If you're down for 5 hours a year but this affected other companies too, it's not your fault
From AWS to Crowdstrike - system resilience and uptime isn't the goal. Risk mitigation isn't the goal. Affordability isn't the goal.
When the CEO's buddies all suffer at the same time as he does, it's just an "act of god" and nothing can be done, it's such a complex outcome that even the amazing boffins at aws/google/microsoft/cloudflare/etc can't cope.
If the CEO is down at a different time than the CEO's buddies then it's that Dave/Charlie/Bertie/Alice can't cope and it's the CTO's fault for not outsourcing it.
As someone who likes to see things working, it pisses me off no end, but it's the way of the world, and likely has been whenever the owner and CTO are separate.

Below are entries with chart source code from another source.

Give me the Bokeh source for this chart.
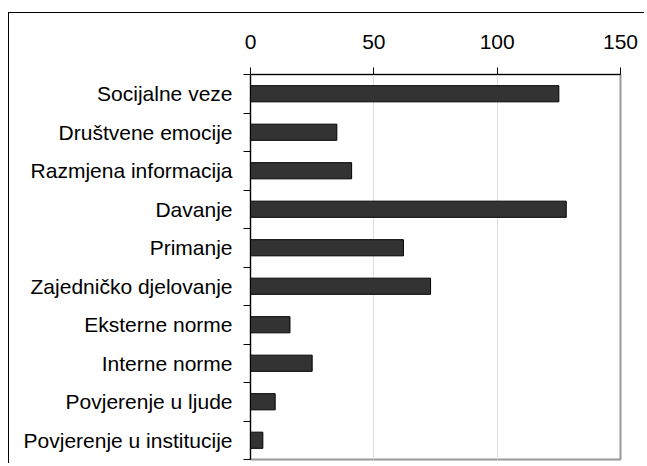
from bokeh.plotting import figure
from bokeh.models import Range1d, FixedTicker
from bokeh.embed import file_html
from bokeh.resources import INLINE

categories = ["Socijalne veze", "Društvene emocije", "Razmjena informacija", "Davanje",
              "Primanje", "Zajedničko djelovanje", "Eksterne norme", "Interne norme",
              "Povjerenje u ljude", "Povjerenje u institucije"]
values = [125, 35, 41, 128, 62, 73, 16, 25, 10, 5]
x_ticks = [0, 50, 100, 150]

n = len(categories)
ypos = [n - i - 0.5 for i in range(n)]

FONT = "Liberation Sans"

p = figure(width=636, height=451, output_backend="svg", toolbar_location=None,
           x_range=Range1d(0, 150), y_range=Range1d(0, n),
           x_axis_location="above", y_axis_location="left",
           min_border_left=241, min_border_right=25, min_border_top=61, min_border_bottom=5)
p.styles = {"margin-left": "8px", "margin-top": "12px",
            "border-left": "1px solid black", "border-top": "1px solid black"}

p.hbar(y=ypos, right=values, left=0, height=0.42, fill_color="#333333", line_color="#000000", line_width=1)

xa = p.xaxis[0]
xa.ticker = FixedTicker(ticks=x_ticks, minor_ticks=[])
xa.axis_line_color = "black"
xa.major_tick_line_color = "black"
xa.major_tick_out = 7
xa.major_tick_in = 0
xa.minor_tick_line_color = None
xa.major_label_text_font = FONT
xa.major_label_text_font_size = "21px"
xa.major_label_text_color = "black"
xa.major_label_standoff = 19

ya = p.yaxis[0]
ya.ticker = FixedTicker(ticks=ypos, minor_ticks=list(range(n + 1)))
ya.major_label_overrides = {y: c for y, c in zip(ypos, categories)}
ya.axis_line_color = "black"
ya.major_tick_line_color = None
ya.major_tick_out = 0
ya.major_tick_in = 0
ya.minor_tick_line_color = "black"
ya.minor_tick_out = 7
ya.minor_tick_in = 0
ya.major_label_text_font = FONT
ya.major_label_text_font_size = "21px"
ya.major_label_text_color = "black"
ya.major_label_standoff = 11

p.ygrid.grid_line_color = None
p.xgrid.ticker = FixedTicker(ticks=[50, 100])
p.xgrid.grid_line_color = "#dddddd"
p.xgrid.grid_line_width = 1

p.outline_line_color = "#999999"
p.outline_line_width = 2
p.background_fill_color = "white"
p.border_fill_color = "white"

open("out.html", "w").write(file_html(p, INLINE))
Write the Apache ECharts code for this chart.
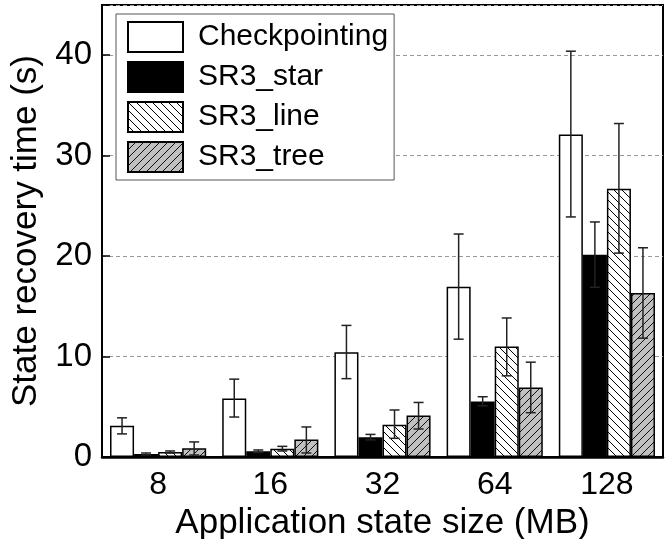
<!DOCTYPE html>
<html>
<head>
<meta charset="utf-8">
<script src="https://cdn.jsdelivr.net/npm/echarts@6/dist/echarts.min.js"></script>
<style>
  html, body { margin: 0; padding: 0; background: #fff; }
  #chart { width: 665px; height: 539px; }
</style>
</head>
<body>
<div id="chart"></div>
<script>
// data
const categories = ['8', '16', '32', '64', '128'];
const seriesNames = ['Checkpointing', 'SR3_star', 'SR3_line', 'SR3_tree'];

const checkpointing = [3.1, 5.83, 10.44, 16.95, 32.1];
const checkpointingHi = [3.9, 7.75, 13.1, 22.2, 40.4];
const checkpointingLo = [2.3, 3.98, 7.8, 11.73, 23.9];

const sr3Star = [0.3, 0.57, 1.96, 5.53, 20.13];
const sr3StarHi = [0.4, 0.7, 2.25, 6.0, 23.4];
const sr3StarLo = [0.2, 0.45, 1.7, 5.1, 16.9];

const sr3Line = [0.5, 0.83, 3.22, 11.0, 26.7];
const sr3LineHi = [0.6, 1.06, 4.68, 13.84, 33.2];
const sr3LineLo = [0.4, 0.6, 1.86, 8.08, 20.3];

const sr3Tree = [0.86, 1.73, 4.14, 6.92, 16.33];
const sr3TreeHi = [1.5, 2.99, 5.43, 9.44, 20.83];
const sr3TreeLo = [0.2, 0.4, 2.79, 4.41, 11.83];

const yTicks = [0, 10, 20, 30, 40];

// hatch tiles
function hatch(bg, fg, back) {
  const s = 8;
  const c = document.createElement('canvas');
  c.width = s; c.height = s;
  const g = c.getContext('2d');
  g.fillStyle = bg;
  g.fillRect(0, 0, s, s);
  g.strokeStyle = fg;
  g.lineWidth = 1;
  g.beginPath();
  if (back) {
    // "\" direction
    g.moveTo(-2, -2); g.lineTo(s + 2, s + 2);
    g.moveTo(-2, s - 2); g.lineTo(2, s + 2);
    g.moveTo(s - 2, -2); g.lineTo(s + 2, 2);
  } else {
    // "/" direction
    g.moveTo(-2, s + 2); g.lineTo(s + 2, -2);
    g.moveTo(-2, 2); g.lineTo(2, -2);
    g.moveTo(s - 2, s + 2); g.lineTo(s + 2, s - 2);
  }
  g.stroke();
  return { image: c, repeat: 'repeat' };
}

const gapRatio = 0.143;
const fills = ['#ffffff', '#000000', hatch('#ffffff', '#000000', true), hatch('#c0c0c0', '#111111', false)];
const values = [checkpointing, sr3Star, sr3Line, sr3Tree];
const his = [checkpointingHi, sr3StarHi, sr3LineHi, sr3TreeHi];
const los = [checkpointingLo, sr3StarLo, sr3LineLo, sr3TreeLo];

const errData = [];
for (let s = 0; s < 4; s++) {
  for (let i = 0; i < categories.length; i++) {
    errData.push([i, his[s][i], los[s][i], s]);
  }
}

const chart = echarts.init(document.getElementById('chart'));
const font = 'Liberation Sans, Arial, sans-serif';

const barSeries = seriesNames.map((name, s) => ({
  name: name,
  type: 'bar',
  data: values[s],
  barGap: '0%',
  barCategoryGap: (gapRatio * 100) + '%',
  itemStyle: { color: fills[s], borderColor: '#000', borderWidth: 1.5 },
  z: 2
}));

const option = {
  animation: false,
  backgroundColor: '#fff',
  grid: {
    left: 102, right: 2, top: 5, bottom: 82,
    outerBoundsMode: 'none',
    containLabel: false,
    show: true, borderColor: '#000', borderWidth: 2
  },
  legend: {
    data: seriesNames,
    orient: 'vertical',
    left: 116, top: 14,
    icon: 'rect',
    itemWidth: 55, itemHeight: 30, itemGap: 8,
    padding: [7, 6, 7, 11],
    backgroundColor: '#fff',
    borderColor: '#555', borderWidth: 1,
    textStyle: { fontFamily: font, fontSize: 30, color: '#000', padding: [0, 0, 0, 10] },
    z: 10
  },
  xAxis: {
    type: 'category',
    data: categories,
    name: 'Application state size (MB)',
    nameLocation: 'middle',
    nameGap: 41,
    nameTextStyle: { fontFamily: font, fontSize: 35, color: '#000' },
    axisLine: { lineStyle: { color: '#000', width: 2.5 } },
    axisTick: { show: false },
    axisLabel: { fontFamily: font, fontSize: 32, color: '#000', margin: 12 }
  },
  yAxis: {
    type: 'value',
    min: 0, max: 45, interval: 10,
    name: 'State recovery time (s)',
    nameLocation: 'middle',
    nameGap: 58,
    nameTextStyle: { fontFamily: font, fontSize: 35, color: '#000' },
    axisLine: { show: true, lineStyle: { color: '#000', width: 2 } },
    axisTick: { show: true, inside: true, length: 8, lineStyle: { color: '#000', width: 1.5 } },
    axisLabel: {
      fontFamily: font, fontSize: 33, color: '#000', margin: 10,
      formatter: v => (yTicks.indexOf(v) >= 0 ? String(v) : '')
    },
    splitLine: {
      show: true,
      lineStyle: { color: '#999', width: 1, type: [4, 3] }
    }
  },
  series: barSeries.concat([{
    type: 'custom',
    name: 'err',
    data: errData,
    encode: { x: 0, y: [1, 2] },
    z: 5,
    renderItem: function (params, api) {
      const cat = api.value(0), hi = api.value(1), lo = api.value(2), s = api.value(3);
      const band = api.size([1, 0])[0];
      const barW = band * (1 - gapRatio) / 4;
      const x = api.coord([cat, 0])[0] - 2 * barW + barW * (s + 0.5);
      const yh = api.coord([cat, hi])[1];
      const yl = api.coord([cat, lo])[1];
      const cap = 5;
      const st = { stroke: '#222', lineWidth: 1.5 };
      return {
        type: 'group',
        children: [
          { type: 'line', shape: { x1: x, y1: yh, x2: x, y2: yl }, style: st },
          { type: 'line', shape: { x1: x - cap, y1: yh, x2: x + cap, y2: yh }, style: st },
          { type: 'line', shape: { x1: x - cap, y1: yl, x2: x + cap, y2: yl }, style: st }
        ]
      };
    }
  }])
};

chart.setOption(option);
</script>
</body>
</html>
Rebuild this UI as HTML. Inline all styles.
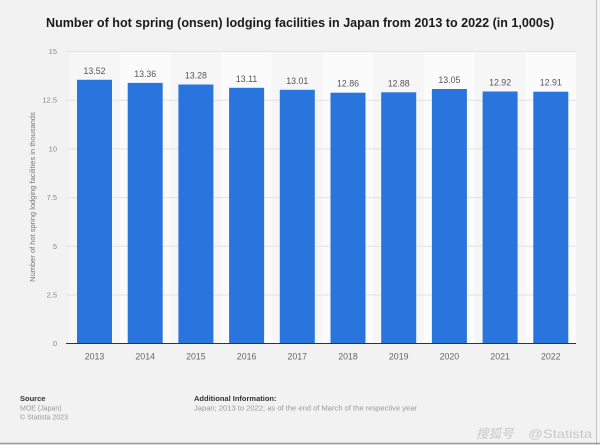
<!DOCTYPE html>
<html><head><meta charset="utf-8"><style>
html,body{margin:0;padding:0;background:#f2f2f2;}
svg{display:block;}
</style></head><body>
<svg width="600" height="445" viewBox="0 0 600 445" xmlns="http://www.w3.org/2000/svg" font-family="'Liberation Sans', Arial, sans-serif">
<rect x="0" y="0" width="600" height="445" fill="#f2f2f2"/>
<line x1="596.5" y1="0" x2="596.5" y2="445" stroke="#c4c4c4" stroke-width="1"/>
<line x1="0" y1="443.5" x2="600" y2="443.5" stroke="#9a9a9a" stroke-width="1.5"/>
<text x="46" y="27" font-size="12.5" font-weight="bold" fill="#1a1a1a" textLength="508" lengthAdjust="spacingAndGlyphs">Number of hot spring (onsen) lodging facilities in Japan from 2013 to 2022 (in 1,000s)</text>
<g>
<rect x="69" y="51" width="50.7" height="292.3" fill="#f6f6f6"/>
<rect x="119.7" y="51" width="50.7" height="292.3" fill="#fbfbfb"/>
<rect x="170.4" y="51" width="50.7" height="292.3" fill="#f6f6f6"/>
<rect x="221.1" y="51" width="50.7" height="292.3" fill="#fbfbfb"/>
<rect x="271.8" y="51" width="50.7" height="292.3" fill="#f6f6f6"/>
<rect x="322.5" y="51" width="50.7" height="292.3" fill="#fbfbfb"/>
<rect x="373.2" y="51" width="50.7" height="292.3" fill="#f6f6f6"/>
<rect x="423.9" y="51" width="50.7" height="292.3" fill="#fbfbfb"/>
<rect x="474.6" y="51" width="50.7" height="292.3" fill="#f6f6f6"/>
<rect x="525.3" y="51" width="50.7" height="292.3" fill="#fbfbfb"/>
</g>
<g stroke="#e2e2e2" stroke-width="1">
<line x1="66" y1="51.5" x2="576" y2="51.5"/>
<line x1="66" y1="100.2" x2="576" y2="100.2"/>
<line x1="66" y1="148.9" x2="576" y2="148.9"/>
<line x1="66" y1="197.6" x2="576" y2="197.6"/>
<line x1="66" y1="246.3" x2="576" y2="246.3"/>
<line x1="66" y1="295.0" x2="576" y2="295.0"/>
</g>
<g font-size="7.5" fill="#8a8a8a" text-anchor="end">
<text x="57" y="54">15</text>
<text x="57" y="102.7">12.5</text>
<text x="57" y="151.4">10</text>
<text x="57" y="200.1">7.5</text>
<text x="57" y="248.8">5</text>
<text x="57" y="297.5">2.5</text>
<text x="57" y="346">0</text>
</g>
<text transform="translate(35,197) rotate(-90)" font-size="7.5" fill="#777" text-anchor="middle">Number of hot spring lodging facilities in thousands</text>
<g fill="#2a75dd">
<rect x="77" y="79.8" width="35" height="263.5"/>
<rect x="127.7" y="82.9" width="35" height="260.4"/>
<rect x="178.4" y="84.5" width="35" height="258.8"/>
<rect x="229.1" y="87.8" width="35" height="255.5"/>
<rect x="279.8" y="89.8" width="35" height="253.5"/>
<rect x="330.5" y="92.7" width="35" height="250.6"/>
<rect x="381.2" y="92.3" width="35" height="251.0"/>
<rect x="431.9" y="89.0" width="35" height="254.3"/>
<rect x="482.6" y="91.5" width="35" height="251.8"/>
<rect x="533.3" y="91.7" width="35" height="251.6"/>
</g>
<line x1="66" y1="343.5" x2="576" y2="343.5" stroke="#333" stroke-width="1"/>
<g font-size="8.8" fill="#555" text-anchor="middle">
<text x="94.5" y="73.8">13.52</text>
<text x="145.2" y="76.9">13.36</text>
<text x="195.9" y="78.5">13.28</text>
<text x="246.6" y="81.8">13.11</text>
<text x="297.3" y="83.8">13.01</text>
<text x="348" y="86.7">12.86</text>
<text x="398.7" y="86.3">12.88</text>
<text x="449.4" y="83.0">13.05</text>
<text x="500.1" y="85.5">12.92</text>
<text x="550.8" y="85.7">12.91</text>
</g>
<g font-size="8.8" fill="#666" text-anchor="middle">
<text x="94.5" y="359.5">2013</text>
<text x="145.2" y="359.5">2014</text>
<text x="195.9" y="359.5">2015</text>
<text x="246.6" y="359.5">2016</text>
<text x="297.3" y="359.5">2017</text>
<text x="348" y="359.5">2018</text>
<text x="398.7" y="359.5">2019</text>
<text x="449.4" y="359.5">2020</text>
<text x="500.1" y="359.5">2021</text>
<text x="550.8" y="359.5">2022</text>
</g>
<text x="20" y="401" font-size="7.5" font-weight="bold" fill="#333">Source</text>
<text x="20" y="410.5" font-size="7" fill="#999">MOE (Japan)</text>
<text x="20" y="419.5" font-size="7" fill="#999">© Statista 2023</text>
<text x="194" y="401" font-size="7.5" font-weight="bold" fill="#333">Additional Information:</text>
<text x="194" y="410.5" font-size="7" fill="#999" textLength="223" lengthAdjust="spacingAndGlyphs">Japan; 2013 to 2022; as of the end of March of the respective year</text>
<text x="476" y="438" font-size="12.5" fill="#c8c8c8" font-style="italic" font-family="'Liberation Sans','Noto Sans CJK SC',sans-serif">搜狐号</text>
<text x="528" y="438" font-size="12" fill="#c8c8c8" font-family="'Liberation Sans',sans-serif" textLength="64" lengthAdjust="spacingAndGlyphs">@Statista</text>
</svg>
</body></html>
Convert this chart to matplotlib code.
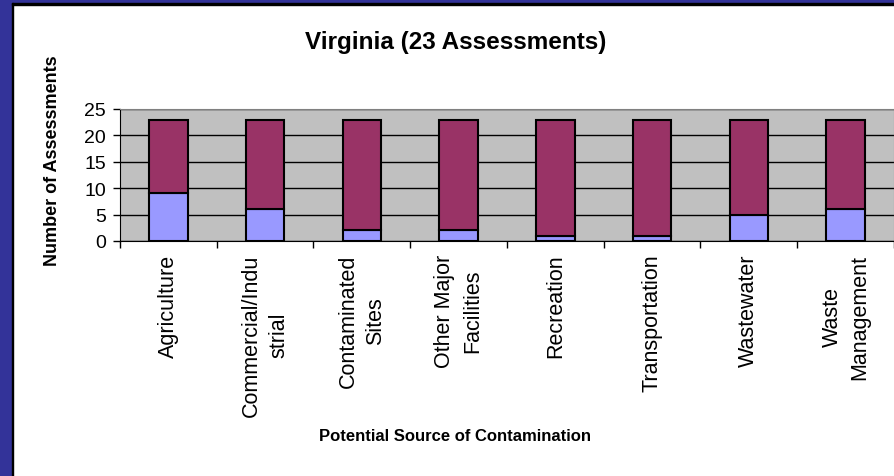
import matplotlib
matplotlib.use("Agg")
import matplotlib.pyplot as plt
from matplotlib.patches import Rectangle

plt.rcParams['font.family'] = ['Liberation Sans', 'DejaVu Sans']

categories = ["Agriculture", "Commercial/Indu\nstrial", "Contaminated\nSites",
              "Other Major\nFacilities", "Recreation", "Transportation",
              "Wastewater", "Waste\nManagement"]
lower = [9, 6, 2, 2, 1, 1, 5, 6]
total = [23, 23, 23, 23, 23, 23, 23, 23]
upper = [t - l for t, l in zip(total, lower)]

W, H = 895, 477
fig = plt.figure(figsize=(W / 100, H / 100), dpi=100)

# navy frame on left and top
fig.add_artist(Rectangle((0, 0), 12 / W, 1, transform=fig.transFigure, color='#333399', zorder=0))
fig.add_artist(Rectangle((0, 1 - 4 / H), 1, 4 / H, transform=fig.transFigure, color='#333399', zorder=0))
fig.add_artist(Rectangle((12 / W, 0), 1.5 / W, 1 - 4 / H, transform=fig.transFigure, color='black', zorder=1))
fig.add_artist(Rectangle((12 / W, 1 - 5.5 / H), 1 - 12 / W, 1.5 / H, transform=fig.transFigure, color='black', zorder=1))

ax = fig.add_axes([120 / W, (H - 242) / H, 774 / W, 132 / H])
ax.set_facecolor('#C0C0C0')

x = range(len(categories))
ax.bar(x, lower, width=0.4, color='#9999FF', edgecolor='black', linewidth=1.5, zorder=3)
ax.bar(x, upper, bottom=lower, width=0.4, color='#993366', edgecolor='black', linewidth=1.5, zorder=3)

ax.set_xlim(-0.5, len(categories) - 0.5)
ax.set_ylim(0, 25)
ax.set_yticks([0, 5, 10, 15, 20, 25])
ax.yaxis.grid(True, color='black', linewidth=1, zorder=1)
ax.set_axisbelow(True)

ax.set_xticks([i - 0.5 for i in range(len(categories) + 1)])
ax.set_xticklabels([])
ax.set_xticks(list(x), minor=True)
ax.set_xticklabels(categories, minor=True, rotation=90, fontsize=15.5, va='top', ha='center',
                   multialignment='center', linespacing=1.4)
ax.tick_params(axis='x', which='minor', length=0, pad=9)
ax.tick_params(axis='x', which='major', length=5, direction='out', width=1)
ax.tick_params(axis='y', length=5, direction='out', width=1, labelsize=14, pad=5)

for side in ['top', 'right']:
    ax.spines[side].set_color('#808080')
ax.spines['left'].set_color('black')
ax.spines['bottom'].set_color('black')

fig.text(456 / W, 1 - 42 / H, "Virginia (23 Assessments)", fontsize=17.5, fontweight='bold',
         ha='center', va='center')
fig.text(53 / W, 1 - 161 / H, "Number of Assessments", fontsize=13, fontweight='bold',
         rotation=90, ha='center', va='center')
fig.text(455 / W, 1 - 437 / H, "Potential Source of Contamination", fontsize=12,
         fontweight='bold', ha='center', va='center')

fig.savefig("out.png", dpi=100)
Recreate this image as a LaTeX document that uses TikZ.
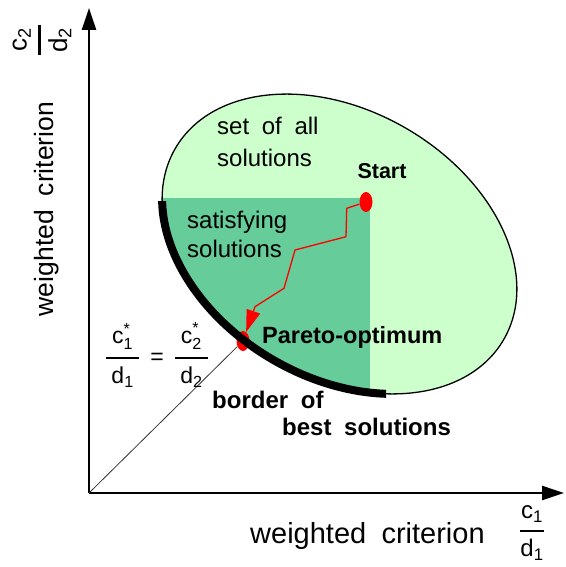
\documentclass[tikz,border=0pt]{standalone}
\usepackage{amsmath}
\usepackage{fontspec}
\setmainfont{Liberation Sans}[WordSpace=1.9]
\usetikzlibrary{arrows.meta,shapes.geometric}

\definecolor{setgreen}{RGB}{204,255,204}
\definecolor{satgreen}{RGB}{102,204,153}
\newcommand{\wfrac}[3][0pt]{\genfrac{}{}{2.5pt}{0}{\hspace{#1}#2\hspace{#1}}{#3}}
\newcommand{\wsub}[2]{\text{#1}_{\text{#2}}}
\newcommand{\wstar}[2]{\text{#1}^{\text{*}}_{\text{#2}}}

\begin{document}
\begin{tikzpicture}[x=1pt, y=-1pt,
    axis/.style={line width=2.5pt, -{Triangle[length=22pt, width=14pt]}},
    reddot/.style={ellipse, fill=red, inner sep=0pt, minimum width=13pt, minimum height=20pt},
    lbl/.style={inner sep=0pt, align=left}]
  \useasboundingbox (0,0) rectangle (565,567);
  % ------------------------------------------------------------------ set of all solutions
  \path[save path=\solset, rotate around={-30.3:(339.5,244)}]
    (339.5,244) ellipse [x radius=190pt, y radius=133.5pt];
  \fill[setgreen, use path=\solset];
  \begin{scope}
    \clip[use path=\solset];
    \fill[satgreen] (140,198) rectangle (370,420);
  \end{scope}
  \draw[line width=1.3pt, use path=\solset];
  % ------------------------------------------------------------------ axes
  \coordinate (O) at (89,493);
  \coordinate (ytop) at (89,8);
  \coordinate (xend) at (564,493);
  \draw[axis] (O) -- (ytop);
  \draw[axis] (O) -- (xend);
  % ------------------------------------------------------------------ start, path, optimum
  \node[reddot] (start) at (366,202) {};
  \node[reddot] (pareto) at (243,341) {};
  \draw[black!80, line width=0.8pt] (O) -- (pareto);
  % border of best solutions
  \begin{scope}
    \clip (140,201) rectangle (386,430);
    \draw[line width=8pt, use path=\solset];
  \end{scope}
  \draw[red, line width=1.3pt, -{Triangle[length=22pt, width=14pt]}]
    (start) -- (346.7,208.3) -- (346,236.7) -- (295,250) -- (284,288.3) -- (255,306.7) -- (pareto);
  % ------------------------------------------------------------------ labels
  \node[lbl, anchor=north west, font=\fontsize{24}{32}\selectfont] (setall) at (217,117)
    {set of all\\solutions};
  \node[lbl, anchor=north west, font=\fontsize{24}{29}\selectfont] (satis) at (187,210.5)
    {satisfying\\solutions};
  \node[lbl, font=\bfseries\fontsize{21.5}{26}\selectfont] (startlbl) at (382,171) {Start};
  \node[lbl, anchor=base west, font=\bfseries\fontsize{23.5}{28}\selectfont] (paretolbl) at (262,343)
    {Pareto-optimum};
  \node[lbl, anchor=north west, font=\bfseries\fontsize{24}{27}\selectfont] (border) at (212,390.5)
    {border of\\\hspace*{70pt}best solutions};
  \node[lbl, anchor=base west, font=\fontsize{29}{34}\selectfont] (xlbl) at (250,543)
    {weighted criterion};
  \node[lbl, rotate=90, font=\fontsize{26.5}{32}\selectfont] (ylbl) at (47,209)
    {weighted criterion};
  \node[lbl, font=\fontsize{24}{28}\selectfont] (xfrac) at (532,533)
    {$\wfrac[1pt]{\wsub{c}{1}}{\wsub{d}{1}}$};
  \node[lbl, rotate=90, font=\fontsize{26}{30}\selectfont] (yfrac) at (42,40)
    {$\wfrac[3pt]{\wsub{c}{2}}{\wsub{d}{2}}$};
  \node[lbl, font=\fontsize{23}{27}\selectfont] (optfrac) at (157,355)
    {$\wfrac[6pt]{\wstar{c}{1}}{\wsub{d}{1}}\hspace{10pt}\text{=}\hspace{10pt}\wfrac[6pt]{\wstar{c}{2}}{\wsub{d}{2}}$};
\end{tikzpicture}
\end{document}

After that process comes the BS and PR step, where reality is spun into a cotton candy that makes the leader look good no matter what.
Yes.
What is important is having a Contractual SLA that is defensible. Acts of God are defensible. And now major cloud infrastructure outtages are too.
* Give the computers a rest, they probably need it. Heck, maybe the Internet should just shut down in the evening so everyone can go to bed (ignoring those pesky timezone differences)
* Free chaos engineering at the cloud provider region scale, except you didn't opt in to this one and know about in advance, making it extra effective
* Quickly figure out a map which of the things you use have a dependency on a single AWS region without no capability to change or re-route
AWS outages: almost never happens, you should have been more prepared for when it does
If you say it’s Microsoft then it’s just unavoidable.
But there are some people on Reddit who think we are all wrong but won't say anything more. So... whatever.
Nothing in the outage history really stands out as "this is the first time we tried this and oops" except for us-east-1.
It's always possible for things to succeed at a smaller scale and fail at full scale, but again none of them really stand out as that to me. Or at least, not any in the last ten years. I'm allowing that anything older than that is on the far side of substantial process changes and isn't representative anymore.
Still, it would make a bit of sense if you can find a place in your code where crossing a region hurts less, to move some of your services to a different region.
While your business partners will understand that you’re down while they’re down, will your customers? You called yesterday to say their order was ready, and now they can’t pick it up?
Turns out the default URL was hardcoded to use the us east interface and just by going to workspaces and then editing your URL to be the local region got everyone working again.
Unless you mean nothing is working for you at the moment.